-- start RECORDS TO USE --

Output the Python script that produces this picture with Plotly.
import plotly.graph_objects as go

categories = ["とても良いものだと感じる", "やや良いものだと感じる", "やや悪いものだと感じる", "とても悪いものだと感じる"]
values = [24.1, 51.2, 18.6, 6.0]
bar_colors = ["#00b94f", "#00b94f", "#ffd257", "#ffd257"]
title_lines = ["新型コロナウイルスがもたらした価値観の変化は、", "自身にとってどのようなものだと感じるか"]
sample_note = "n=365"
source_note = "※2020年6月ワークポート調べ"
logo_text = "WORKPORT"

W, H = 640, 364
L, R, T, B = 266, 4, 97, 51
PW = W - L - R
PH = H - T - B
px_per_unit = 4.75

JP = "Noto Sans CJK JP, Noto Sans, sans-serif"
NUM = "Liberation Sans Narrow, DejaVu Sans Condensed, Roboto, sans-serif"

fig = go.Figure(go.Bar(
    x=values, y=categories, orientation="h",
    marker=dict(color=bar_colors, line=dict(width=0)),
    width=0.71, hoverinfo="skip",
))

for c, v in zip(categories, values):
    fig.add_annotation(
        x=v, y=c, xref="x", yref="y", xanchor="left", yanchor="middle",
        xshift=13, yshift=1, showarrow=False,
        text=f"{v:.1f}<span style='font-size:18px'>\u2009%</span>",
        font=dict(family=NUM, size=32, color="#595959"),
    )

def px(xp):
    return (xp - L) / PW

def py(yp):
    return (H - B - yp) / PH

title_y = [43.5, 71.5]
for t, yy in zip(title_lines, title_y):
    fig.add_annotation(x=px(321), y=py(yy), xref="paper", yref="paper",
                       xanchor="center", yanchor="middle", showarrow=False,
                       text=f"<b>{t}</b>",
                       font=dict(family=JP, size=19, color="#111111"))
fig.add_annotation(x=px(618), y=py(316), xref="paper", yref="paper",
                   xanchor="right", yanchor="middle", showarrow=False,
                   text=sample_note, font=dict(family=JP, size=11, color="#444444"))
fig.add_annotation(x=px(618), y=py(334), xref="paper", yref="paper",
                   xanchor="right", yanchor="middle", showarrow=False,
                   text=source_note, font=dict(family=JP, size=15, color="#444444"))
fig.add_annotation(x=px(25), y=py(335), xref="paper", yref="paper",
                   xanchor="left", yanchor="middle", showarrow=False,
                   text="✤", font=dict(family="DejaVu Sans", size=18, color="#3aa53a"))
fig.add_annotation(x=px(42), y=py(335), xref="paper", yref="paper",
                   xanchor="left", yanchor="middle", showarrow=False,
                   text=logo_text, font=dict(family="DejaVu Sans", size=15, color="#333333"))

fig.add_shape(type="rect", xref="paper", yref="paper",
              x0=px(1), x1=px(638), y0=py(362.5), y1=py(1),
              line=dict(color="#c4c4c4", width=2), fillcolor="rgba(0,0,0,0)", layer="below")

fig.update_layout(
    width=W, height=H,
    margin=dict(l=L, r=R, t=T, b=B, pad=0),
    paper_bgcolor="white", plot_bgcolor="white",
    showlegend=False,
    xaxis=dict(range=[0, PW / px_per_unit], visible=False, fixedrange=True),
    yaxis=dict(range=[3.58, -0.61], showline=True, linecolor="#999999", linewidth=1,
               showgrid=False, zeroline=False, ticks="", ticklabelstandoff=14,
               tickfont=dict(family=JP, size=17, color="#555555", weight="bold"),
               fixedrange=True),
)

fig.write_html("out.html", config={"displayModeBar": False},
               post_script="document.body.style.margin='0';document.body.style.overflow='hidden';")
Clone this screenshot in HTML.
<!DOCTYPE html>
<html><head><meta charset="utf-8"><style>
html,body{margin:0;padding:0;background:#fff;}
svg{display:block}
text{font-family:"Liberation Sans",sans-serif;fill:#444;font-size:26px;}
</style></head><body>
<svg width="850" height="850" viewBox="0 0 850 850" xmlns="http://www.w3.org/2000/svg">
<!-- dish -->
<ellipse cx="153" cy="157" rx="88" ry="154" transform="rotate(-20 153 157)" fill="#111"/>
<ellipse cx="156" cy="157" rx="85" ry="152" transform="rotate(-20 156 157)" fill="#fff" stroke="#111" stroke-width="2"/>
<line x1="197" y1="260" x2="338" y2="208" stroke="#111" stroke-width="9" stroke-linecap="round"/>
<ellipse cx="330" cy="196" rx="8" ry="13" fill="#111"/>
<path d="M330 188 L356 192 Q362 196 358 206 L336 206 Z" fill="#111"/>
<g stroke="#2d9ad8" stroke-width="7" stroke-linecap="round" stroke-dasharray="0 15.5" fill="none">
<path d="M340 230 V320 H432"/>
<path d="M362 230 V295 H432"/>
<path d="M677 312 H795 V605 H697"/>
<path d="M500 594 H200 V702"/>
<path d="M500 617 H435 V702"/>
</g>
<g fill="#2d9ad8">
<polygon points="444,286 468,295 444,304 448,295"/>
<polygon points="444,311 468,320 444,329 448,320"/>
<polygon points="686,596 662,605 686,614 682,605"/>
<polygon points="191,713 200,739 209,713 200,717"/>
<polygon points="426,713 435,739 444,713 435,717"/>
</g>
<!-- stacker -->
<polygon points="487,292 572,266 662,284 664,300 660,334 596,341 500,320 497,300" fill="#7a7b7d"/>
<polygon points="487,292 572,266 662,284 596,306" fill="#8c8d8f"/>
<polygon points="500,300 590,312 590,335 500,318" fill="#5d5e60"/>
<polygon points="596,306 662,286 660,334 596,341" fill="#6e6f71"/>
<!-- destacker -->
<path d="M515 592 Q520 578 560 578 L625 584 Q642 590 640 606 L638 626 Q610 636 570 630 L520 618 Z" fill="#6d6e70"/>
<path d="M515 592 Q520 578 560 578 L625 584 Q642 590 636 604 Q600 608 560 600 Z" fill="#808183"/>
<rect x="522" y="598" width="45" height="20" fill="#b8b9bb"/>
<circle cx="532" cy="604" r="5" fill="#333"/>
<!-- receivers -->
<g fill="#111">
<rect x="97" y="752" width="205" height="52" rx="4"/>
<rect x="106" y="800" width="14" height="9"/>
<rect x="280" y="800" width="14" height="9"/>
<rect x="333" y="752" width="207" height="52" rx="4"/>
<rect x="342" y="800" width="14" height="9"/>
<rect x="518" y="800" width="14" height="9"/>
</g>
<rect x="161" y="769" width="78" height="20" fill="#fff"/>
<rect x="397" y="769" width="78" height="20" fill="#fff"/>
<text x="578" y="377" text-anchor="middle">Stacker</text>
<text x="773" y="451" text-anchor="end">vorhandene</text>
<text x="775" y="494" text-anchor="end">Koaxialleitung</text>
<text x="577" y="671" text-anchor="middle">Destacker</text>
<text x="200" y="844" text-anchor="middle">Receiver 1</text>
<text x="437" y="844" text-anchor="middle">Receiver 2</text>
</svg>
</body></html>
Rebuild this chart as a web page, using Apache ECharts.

-- end RECORDS TO USE --

### THE PROBLEM
Repeat every record, exactly as written.

### REPLY TO THE EXERCISE
Output the Python script that produces this picture with Plotly.
import plotly.graph_objects as go

categories = ["とても良いものだと感じる", "やや良いものだと感じる", "やや悪いものだと感じる", "とても悪いものだと感じる"]
values = [24.1, 51.2, 18.6, 6.0]
bar_colors = ["#00b94f", "#00b94f", "#ffd257", "#ffd257"]
title_lines = ["新型コロナウイルスがもたらした価値観の変化は、", "自身にとってどのようなものだと感じるか"]
sample_note = "n=365"
source_note = "※2020年6月ワークポート調べ"
logo_text = "WORKPORT"

W, H = 640, 364
L, R, T, B = 266, 4, 97, 51
PW = W - L - R
PH = H - T - B
px_per_unit = 4.75

JP = "Noto Sans CJK JP, Noto Sans, sans-serif"
NUM = "Liberation Sans Narrow, DejaVu Sans Condensed, Roboto, sans-serif"

fig = go.Figure(go.Bar(
    x=values, y=categories, orientation="h",
    marker=dict(color=bar_colors, line=dict(width=0)),
    width=0.71, hoverinfo="skip",
))

for c, v in zip(categories, values):
    fig.add_annotation(
        x=v, y=c, xref="x", yref="y", xanchor="left", yanchor="middle",
        xshift=13, yshift=1, showarrow=False,
        text=f"{v:.1f}<span style='font-size:18px'>\u2009%</span>",
        font=dict(family=NUM, size=32, color="#595959"),
    )

def px(xp):
    return (xp - L) / PW

def py(yp):
    return (H - B - yp) / PH

title_y = [43.5, 71.5]
for t, yy in zip(title_lines, title_y):
    fig.add_annotation(x=px(321), y=py(yy), xref="paper", yref="paper",
                       xanchor="center", yanchor="middle", showarrow=False,
                       text=f"<b>{t}</b>",
                       font=dict(family=JP, size=19, color="#111111"))
fig.add_annotation(x=px(618), y=py(316), xref="paper", yref="paper",
                   xanchor="right", yanchor="middle", showarrow=False,
                   text=sample_note, font=dict(family=JP, size=11, color="#444444"))
fig.add_annotation(x=px(618), y=py(334), xref="paper", yref="paper",
                   xanchor="right", yanchor="middle", showarrow=False,
                   text=source_note, font=dict(family=JP, size=15, color="#444444"))
fig.add_annotation(x=px(25), y=py(335), xref="paper", yref="paper",
                   xanchor="left", yanchor="middle", showarrow=False,
                   text="✤", font=dict(family="DejaVu Sans", size=18, color="#3aa53a"))
fig.add_annotation(x=px(42), y=py(335), xref="paper", yref="paper",
                   xanchor="left", yanchor="middle", showarrow=False,
                   text=logo_text, font=dict(family="DejaVu Sans", size=15, color="#333333"))

fig.add_shape(type="rect", xref="paper", yref="paper",
              x0=px(1), x1=px(638), y0=py(362.5), y1=py(1),
              line=dict(color="#c4c4c4", width=2), fillcolor="rgba(0,0,0,0)", layer="below")

fig.update_layout(
    width=W, height=H,
    margin=dict(l=L, r=R, t=T, b=B, pad=0),
    paper_bgcolor="white", plot_bgcolor="white",
    showlegend=False,
    xaxis=dict(range=[0, PW / px_per_unit], visible=False, fixedrange=True),
    yaxis=dict(range=[3.58, -0.61], showline=True, linecolor="#999999", linewidth=1,
               showgrid=False, zeroline=False, ticks="", ticklabelstandoff=14,
               tickfont=dict(family=JP, size=17, color="#555555", weight="bold"),
               fixedrange=True),
)

fig.write_html("out.html", config={"displayModeBar": False},
               post_script="document.body.style.margin='0';document.body.style.overflow='hidden';")
Clone this screenshot in HTML.
<!DOCTYPE html>
<html><head><meta charset="utf-8"><style>
html,body{margin:0;padding:0;background:#fff;}
svg{display:block}
text{font-family:"Liberation Sans",sans-serif;fill:#444;font-size:26px;}
</style></head><body>
<svg width="850" height="850" viewBox="0 0 850 850" xmlns="http://www.w3.org/2000/svg">
<!-- dish -->
<ellipse cx="153" cy="157" rx="88" ry="154" transform="rotate(-20 153 157)" fill="#111"/>
<ellipse cx="156" cy="157" rx="85" ry="152" transform="rotate(-20 156 157)" fill="#fff" stroke="#111" stroke-width="2"/>
<line x1="197" y1="260" x2="338" y2="208" stroke="#111" stroke-width="9" stroke-linecap="round"/>
<ellipse cx="330" cy="196" rx="8" ry="13" fill="#111"/>
<path d="M330 188 L356 192 Q362 196 358 206 L336 206 Z" fill="#111"/>
<g stroke="#2d9ad8" stroke-width="7" stroke-linecap="round" stroke-dasharray="0 15.5" fill="none">
<path d="M340 230 V320 H432"/>
<path d="M362 230 V295 H432"/>
<path d="M677 312 H795 V605 H697"/>
<path d="M500 594 H200 V702"/>
<path d="M500 617 H435 V702"/>
</g>
<g fill="#2d9ad8">
<polygon points="444,286 468,295 444,304 448,295"/>
<polygon points="444,311 468,320 444,329 448,320"/>
<polygon points="686,596 662,605 686,614 682,605"/>
<polygon points="191,713 200,739 209,713 200,717"/>
<polygon points="426,713 435,739 444,713 435,717"/>
</g>
<!-- stacker -->
<polygon points="487,292 572,266 662,284 664,300 660,334 596,341 500,320 497,300" fill="#7a7b7d"/>
<polygon points="487,292 572,266 662,284 596,306" fill="#8c8d8f"/>
<polygon points="500,300 590,312 590,335 500,318" fill="#5d5e60"/>
<polygon points="596,306 662,286 660,334 596,341" fill="#6e6f71"/>
<!-- destacker -->
<path d="M515 592 Q520 578 560 578 L625 584 Q642 590 640 606 L638 626 Q610 636 570 630 L520 618 Z" fill="#6d6e70"/>
<path d="M515 592 Q520 578 560 578 L625 584 Q642 590 636 604 Q600 608 560 600 Z" fill="#808183"/>
<rect x="522" y="598" width="45" height="20" fill="#b8b9bb"/>
<circle cx="532" cy="604" r="5" fill="#333"/>
<!-- receivers -->
<g fill="#111">
<rect x="97" y="752" width="205" height="52" rx="4"/>
<rect x="106" y="800" width="14" height="9"/>
<rect x="280" y="800" width="14" height="9"/>
<rect x="333" y="752" width="207" height="52" rx="4"/>
<rect x="342" y="800" width="14" height="9"/>
<rect x="518" y="800" width="14" height="9"/>
</g>
<rect x="161" y="769" width="78" height="20" fill="#fff"/>
<rect x="397" y="769" width="78" height="20" fill="#fff"/>
<text x="578" y="377" text-anchor="middle">Stacker</text>
<text x="773" y="451" text-anchor="end">vorhandene</text>
<text x="775" y="494" text-anchor="end">Koaxialleitung</text>
<text x="577" y="671" text-anchor="middle">Destacker</text>
<text x="200" y="844" text-anchor="middle">Receiver 1</text>
<text x="437" y="844" text-anchor="middle">Receiver 2</text>
</svg>
</body></html>
Rebuild this chart as a web page, using Apache ECharts.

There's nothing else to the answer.